Interestingly, Jim Murray named Rock Town Distillers the 2015 US Microdistiller of the Year. Looking through his reviews, they all appear to be for rye bourbons. I suppose that this barrel # 271 reviewed here is one of their early efforts at wheated bourbon. I would say that heavy char is more forgiving with rye grain than it is with wheat.

If you get wheated bourbon right, the world will beat a path to your door, a la Pappy Van Winkle or William Larue Weller. I admire Rock Town for putting out barrel strength whiskeys. I would not be surprised to find future bottles of theirs very much to my liking.

8 years ago 0

@jerryclyde
jerryclyde commented

Victor, it was quite by accident that I came across your review for Rock Town Single Barrel Bourbon. I was just finishing my bottle of Barrel 375 (Bottle 75 of 94), bottled at 56.72% and was very interested in your review Your whisky/whiskey knowledge simply astounds me. My experience with Barrel 375 was far more pleasurable than yours. I found Barrel 375 to be full of light syrup, corn, licorice and light as a feather on the palate. Spices buzzed nicely along and there was no bitterness from the barrel. The label states that the whiskey distilled from "Arkansas grown corn, Arkansas grown wheat and malted barley." That jumped out at me. If this was indeed a mash bill and not just some marketing text, was barley used as a substitute for rye? (as you noted, Rock Town has a history of making rye influenced bourbons). Also in your response to my review of Cu Bocan recently, you gave an excellent discussion on charred vs. toasted cooperage, and stated that corn and barley don't react to char as well as to toasted wood. This whiskey was "aged 21 months in new charred oak barrels." As I mentioned, there was absolutely no tannin bitterness. Do you think that the quality of the distillate and the Arkansas summers can mitigate the negative influence of bitterness caused by char? On a side note, I visited the distillery two years ago with my brother in law and did some tastings. There was no one available who could answer any detailed questions, but the attendant did give us more than the usual amount of samplings. They are doing some inventive things such as distilling a sorghum whiskey and experimenting with peated barley. Our sampling was limited to various bourbons and ryes (the ryes were uniformly excellent). If you do come across another Rock Town bottling, I think that you might want to give it another try. Thanks again for all you do for this site.

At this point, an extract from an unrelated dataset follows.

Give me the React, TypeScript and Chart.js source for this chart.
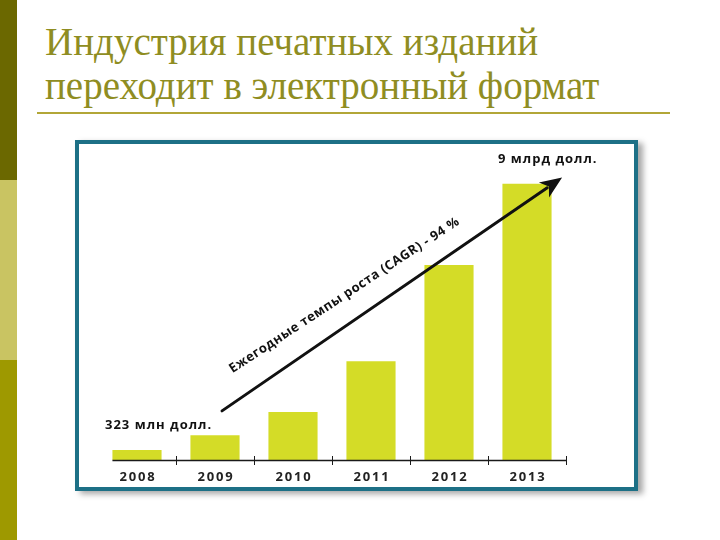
import React, { useEffect, useRef } from "react";
import { Chart, registerables } from "chart.js";

Chart.register(...registerables);

const categories: string[] = ["2008", "2009", "2010", "2011", "2012", "2013"];
const values: number[] = [0.323, 0.81, 1.56, 3.22, 6.35, 9.0];
const startLabel = "323 млн долл.";
const endLabel = "9 млрд долл.";
const arrowLabel = "Ежегодные темпы роста (CAGR) - 94 %";
const arrowFrom = { index: 1.09, value: 1.6 };
const arrowTo = { index: 5.45, value: 9.2 };
const titleLines: string[] = ["Индустрия печатных изданий", "переходит в электронный формат"];

const BAR_COLOR = "#d4dc27";
const TEXT_FONT = '"Open Sans", "DejaVu Sans", sans-serif';

const overlayPlugin = {
  id: "overlay",
  afterDatasetsDraw(chart: any) {
    const ctx = chart.ctx as CanvasRenderingContext2D;
    const xs = chart.scales.x;
    const ys = chart.scales.y;
    const y0 = ys.getPixelForValue(0);
    const step = xs.getPixelForValue(1) - xs.getPixelForValue(0);
    const meta = chart.getDatasetMeta(0);
    const firstBar = meta.data[0];
    const barW = firstBar.width;
    ctx.save();
    // axis line
    ctx.strokeStyle = "#1a1a1a";
    ctx.lineWidth = 1.5;
    ctx.beginPath();
    ctx.moveTo(xs.getPixelForValue(0) - barW / 2, y0 + 0.5);
    ctx.lineTo(xs.getPixelForValue(categories.length - 1) + step / 2, y0 + 0.5);
    ctx.stroke();
    // ticks
    ctx.lineWidth = 1;
    for (let i = 0; i < categories.length; i++) {
      const tx = Math.round(xs.getPixelForValue(i + 0.5)) + 0.5;
      ctx.beginPath();
      ctx.moveTo(tx, y0 - 4);
      ctx.lineTo(tx, y0 + 5);
      ctx.stroke();
    }
    // year labels
    ctx.fillStyle = "#222";
    ctx.font = `bold 13px ${TEXT_FONT}`;
    (ctx as any).letterSpacing = "1.8px";
    ctx.textAlign = "center";
    ctx.textBaseline = "middle";
    categories.forEach((c, i) => {
      ctx.fillText(c, xs.getPixelForValue(i) + 1, y0 + 17);
    });
    // value annotations
    ctx.textAlign = "left";
    ctx.textBaseline = "alphabetic";
    ctx.fillStyle = "#111";
    (ctx as any).letterSpacing = "1px";
    ctx.font = `bold 13px ${TEXT_FONT}`;
    const first = 0;
    const last = values.length - 1;
    ctx.fillText(startLabel, xs.getPixelForValue(first) - 32, ys.getPixelForValue(values[first]) - 21);
    ctx.fillText(endLabel, xs.getPixelForValue(last) - 29, ys.getPixelForValue(values[last]) - 21);
    // arrow
    const sx = xs.getPixelForValue(arrowFrom.index);
    const sy = ys.getPixelForValue(arrowFrom.value);
    const ex = xs.getPixelForValue(arrowTo.index);
    const ey = ys.getPixelForValue(arrowTo.value);
    const ang = Math.atan2(ey - sy, ex - sx);
    const headLen = 22;
    const headW = 9;
    ctx.strokeStyle = "#111";
    ctx.fillStyle = "#111";
    ctx.lineWidth = 3;
    ctx.lineCap = "round";
    ctx.beginPath();
    ctx.moveTo(sx, sy);
    ctx.lineTo(ex - Math.cos(ang) * (headLen - 4), ey - Math.sin(ang) * (headLen - 4));
    ctx.stroke();
    ctx.beginPath();
    ctx.moveTo(ex, ey);
    const bx = ex - Math.cos(ang) * headLen;
    const by = ey - Math.sin(ang) * headLen;
    ctx.lineTo(bx + Math.sin(ang) * headW, by - Math.cos(ang) * headW);
    ctx.lineTo(ex - Math.cos(ang) * (headLen - 6), ey - Math.sin(ang) * (headLen - 6));
    ctx.lineTo(bx - Math.sin(ang) * headW, by + Math.cos(ang) * headW);
    ctx.closePath();
    ctx.fill();
    // rotated label along the arrow
    const ux = Math.cos(ang);
    const uy = Math.sin(ang);
    const nx = uy;
    const ny = -ux;
    const along = 30;
    const perp = 25;
    const tx = sx + ux * along + nx * perp;
    const ty = sy + uy * along + ny * perp;
    ctx.translate(tx, ty);
    ctx.rotate(ang + 0.02);
    ctx.font = `bold 13px ${TEXT_FONT}`;
    (ctx as any).letterSpacing = "0.5px";
    ctx.fillText(arrowLabel, 0, 0);
    ctx.restore();
  },
};

function BarChart() {
  const ref = useRef<HTMLCanvasElement | null>(null);
  useEffect(() => {
    if (!ref.current) return;
    const chart = new Chart(ref.current, {
      type: "bar",
      data: {
        labels: categories,
        datasets: [
          {
            data: values,
            backgroundColor: BAR_COLOR,
            borderWidth: 0,
            barPercentage: 0.63,
            categoryPercentage: 1,
          },
        ],
      },
      options: {
        responsive: false,
        animation: false,
        devicePixelRatio: 1,
        layout: { padding: { left: 98, right: 154, top: 153, bottom: 80 } },
        scales: {
          x: { display: false, offset: true },
          y: { display: false, min: 0, max: 10 },
        },
        plugins: { legend: { display: false }, tooltip: { enabled: false } },
      },
      plugins: [overlayPlugin],
    });
    return () => chart.destroy();
  }, []);
  return (
    <canvas
      ref={ref}
      width={720}
      height={540}
      style={{ position: "absolute", left: 0, top: 0, width: 720, height: 540 }}
    />
  );
}

export default function App() {
  return (
    <div
      style={{
        position: "fixed",
        left: 0,
        top: 0,
        width: 720,
        height: 540,
        background: "#ffffff",
        overflow: "hidden",
      }}
    >
      <div style={{ position: "absolute", left: 0, top: 0, width: 17, height: 180, background: "#6b6800" }} />
      <div style={{ position: "absolute", left: 0, top: 180, width: 17, height: 180, background: "#c9c462" }} />
      <div style={{ position: "absolute", left: 0, top: 360, width: 17, height: 180, background: "#9e9900" }} />
      {titleLines.map((t, i) => (
        <div
          key={i}
          style={{
            position: "absolute",
            left: 45,
            top: 22 + i * 44,
            fontFamily: '"Liberation Serif", "DejaVu Serif", serif',
            fontSize: 39,
            lineHeight: "40px",
            color: "#8f8d22",
            whiteSpace: "nowrap",
          }}
        >
          {t}
        </div>
      ))}
      <div style={{ position: "absolute", left: 37, top: 112, width: 633, height: 2, background: "#b2a637" }} />
      <div
        style={{
          position: "absolute",
          left: 75,
          top: 140,
          width: 555,
          height: 343,
          border: "4px solid #1d7086",
          boxShadow: "5px 3px 6px rgba(0,0,0,0.35)",
          background: "#ffffff",
        }}
      />
      <BarChart />
    </div>
  );
}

5 years ago 1Who liked this?

@Victor
Victor commented

@jerryclyde I always enjoy your postings, no doubt partially because you often see things similarly to the ways that I do.

I'd love to: 1) try your bottle, 2) re-sample the one I reviewed, owned by my sister, and 3) see what yet other bottles would demonstrate. All assessments are subject to revision based on additional experiences.

If the char is heavy, I don't see it as being significantly mellowed out by any measure that I can think of.

Thanks for joining in, and thank you very much for your kind words!